Figure scripts:
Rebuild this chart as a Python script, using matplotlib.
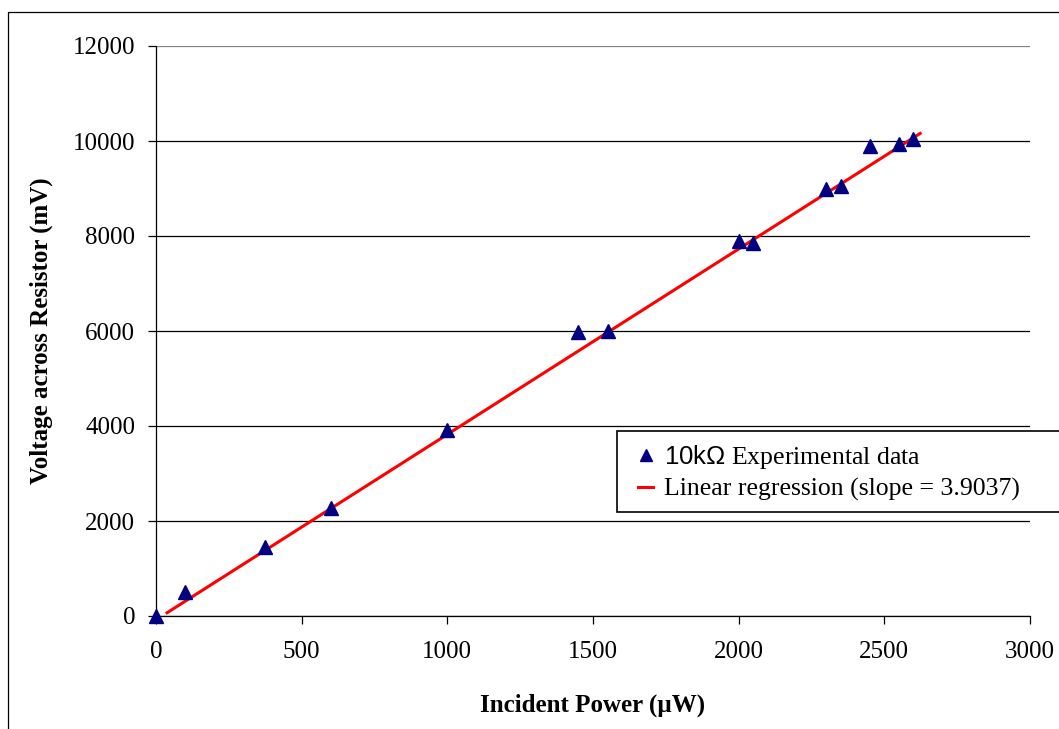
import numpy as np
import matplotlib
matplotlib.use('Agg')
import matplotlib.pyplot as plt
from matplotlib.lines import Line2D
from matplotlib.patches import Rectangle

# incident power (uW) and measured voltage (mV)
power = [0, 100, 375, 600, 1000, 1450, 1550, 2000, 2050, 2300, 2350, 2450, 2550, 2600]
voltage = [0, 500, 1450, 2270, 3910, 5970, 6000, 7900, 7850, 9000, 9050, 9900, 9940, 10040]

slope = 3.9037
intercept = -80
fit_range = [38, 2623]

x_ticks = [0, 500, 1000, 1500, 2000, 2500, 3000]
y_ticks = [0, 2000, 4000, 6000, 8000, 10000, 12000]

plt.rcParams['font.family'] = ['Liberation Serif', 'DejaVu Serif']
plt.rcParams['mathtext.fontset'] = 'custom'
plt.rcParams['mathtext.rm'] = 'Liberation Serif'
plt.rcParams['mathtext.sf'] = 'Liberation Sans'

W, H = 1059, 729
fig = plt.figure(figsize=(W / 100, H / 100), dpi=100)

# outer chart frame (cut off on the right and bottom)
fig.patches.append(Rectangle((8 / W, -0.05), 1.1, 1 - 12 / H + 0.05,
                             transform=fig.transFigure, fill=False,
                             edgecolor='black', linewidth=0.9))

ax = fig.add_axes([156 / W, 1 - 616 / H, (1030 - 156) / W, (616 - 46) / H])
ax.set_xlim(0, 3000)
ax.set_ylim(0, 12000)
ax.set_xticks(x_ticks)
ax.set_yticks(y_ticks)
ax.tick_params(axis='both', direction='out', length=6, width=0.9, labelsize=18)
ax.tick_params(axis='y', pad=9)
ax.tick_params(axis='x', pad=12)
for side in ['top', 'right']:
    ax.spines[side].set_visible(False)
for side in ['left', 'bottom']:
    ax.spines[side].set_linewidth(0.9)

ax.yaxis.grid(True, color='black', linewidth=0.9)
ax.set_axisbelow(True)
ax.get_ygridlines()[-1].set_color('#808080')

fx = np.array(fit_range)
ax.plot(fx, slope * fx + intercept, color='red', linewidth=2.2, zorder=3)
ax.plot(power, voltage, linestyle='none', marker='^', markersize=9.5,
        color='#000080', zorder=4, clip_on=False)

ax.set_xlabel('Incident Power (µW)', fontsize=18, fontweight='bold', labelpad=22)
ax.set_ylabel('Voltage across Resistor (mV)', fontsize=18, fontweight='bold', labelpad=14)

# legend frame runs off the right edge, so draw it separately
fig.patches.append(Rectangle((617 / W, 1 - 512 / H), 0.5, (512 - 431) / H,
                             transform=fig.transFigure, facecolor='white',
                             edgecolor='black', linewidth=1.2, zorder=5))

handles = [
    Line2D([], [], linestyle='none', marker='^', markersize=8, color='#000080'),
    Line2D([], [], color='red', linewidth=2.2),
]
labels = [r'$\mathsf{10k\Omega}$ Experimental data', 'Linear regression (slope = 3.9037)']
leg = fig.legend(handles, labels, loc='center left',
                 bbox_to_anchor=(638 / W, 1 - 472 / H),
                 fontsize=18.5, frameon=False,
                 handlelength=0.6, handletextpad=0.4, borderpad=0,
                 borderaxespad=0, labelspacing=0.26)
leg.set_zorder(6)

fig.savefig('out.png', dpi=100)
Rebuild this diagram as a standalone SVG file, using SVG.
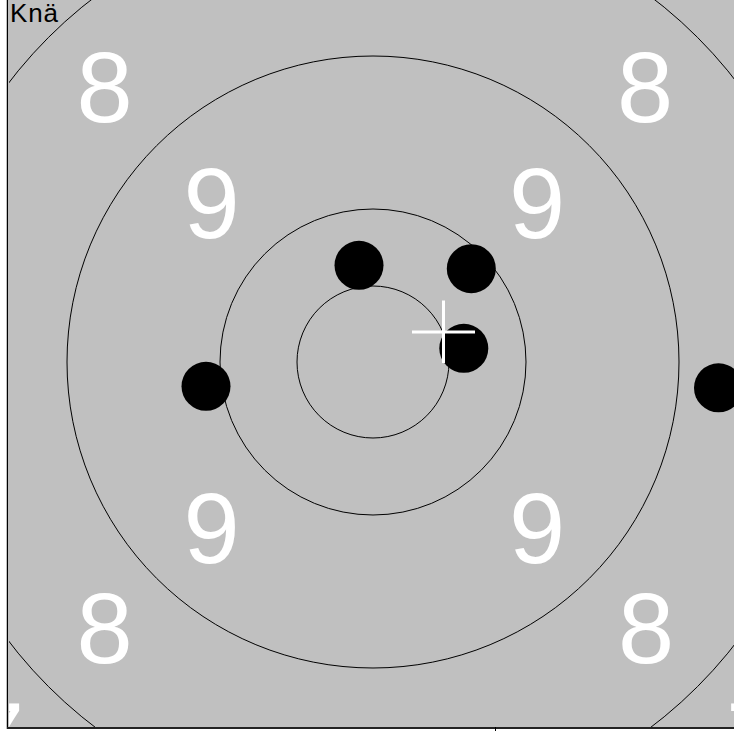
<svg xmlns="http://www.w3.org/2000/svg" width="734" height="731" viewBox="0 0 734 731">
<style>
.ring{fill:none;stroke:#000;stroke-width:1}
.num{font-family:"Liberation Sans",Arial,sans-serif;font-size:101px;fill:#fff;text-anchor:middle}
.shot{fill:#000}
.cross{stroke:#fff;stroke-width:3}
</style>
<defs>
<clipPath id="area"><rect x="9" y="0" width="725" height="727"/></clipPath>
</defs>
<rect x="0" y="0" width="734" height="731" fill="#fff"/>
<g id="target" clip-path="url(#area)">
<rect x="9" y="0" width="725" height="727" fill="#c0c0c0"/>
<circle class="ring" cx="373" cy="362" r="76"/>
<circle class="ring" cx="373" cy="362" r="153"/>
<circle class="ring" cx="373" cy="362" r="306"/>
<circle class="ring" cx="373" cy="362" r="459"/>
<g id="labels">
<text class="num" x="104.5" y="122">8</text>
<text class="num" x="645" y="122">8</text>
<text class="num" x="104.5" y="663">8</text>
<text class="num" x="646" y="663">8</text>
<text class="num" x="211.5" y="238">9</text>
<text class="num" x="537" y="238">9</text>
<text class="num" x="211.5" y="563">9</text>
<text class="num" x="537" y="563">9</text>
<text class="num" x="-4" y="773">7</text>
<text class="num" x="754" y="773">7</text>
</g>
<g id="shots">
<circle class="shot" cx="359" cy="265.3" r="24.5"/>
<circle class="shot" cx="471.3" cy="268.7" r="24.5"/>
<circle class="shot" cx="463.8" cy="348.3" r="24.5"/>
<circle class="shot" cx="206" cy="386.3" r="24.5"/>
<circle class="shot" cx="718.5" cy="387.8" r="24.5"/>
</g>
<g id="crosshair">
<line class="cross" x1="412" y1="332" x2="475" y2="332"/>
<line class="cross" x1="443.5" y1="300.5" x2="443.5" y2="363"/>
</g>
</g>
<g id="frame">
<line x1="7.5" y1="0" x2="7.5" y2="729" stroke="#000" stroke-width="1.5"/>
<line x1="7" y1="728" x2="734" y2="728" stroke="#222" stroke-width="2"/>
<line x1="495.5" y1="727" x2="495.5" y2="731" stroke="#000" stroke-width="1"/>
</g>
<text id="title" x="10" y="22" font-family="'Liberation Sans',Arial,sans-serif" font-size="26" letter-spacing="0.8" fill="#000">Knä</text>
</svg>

▶ [EXERCISE TASK]: Scan the entries above. Copy each line that has the string "matplotlib".

▶ [SOLUTION TO THE PROBLEM]:
Rebuild this chart as a Python script, using matplotlib.
import matplotlib
matplotlib.use('Agg')
import matplotlib.pyplot as plt
from matplotlib.lines import Line2D
from matplotlib.patches import Rectangle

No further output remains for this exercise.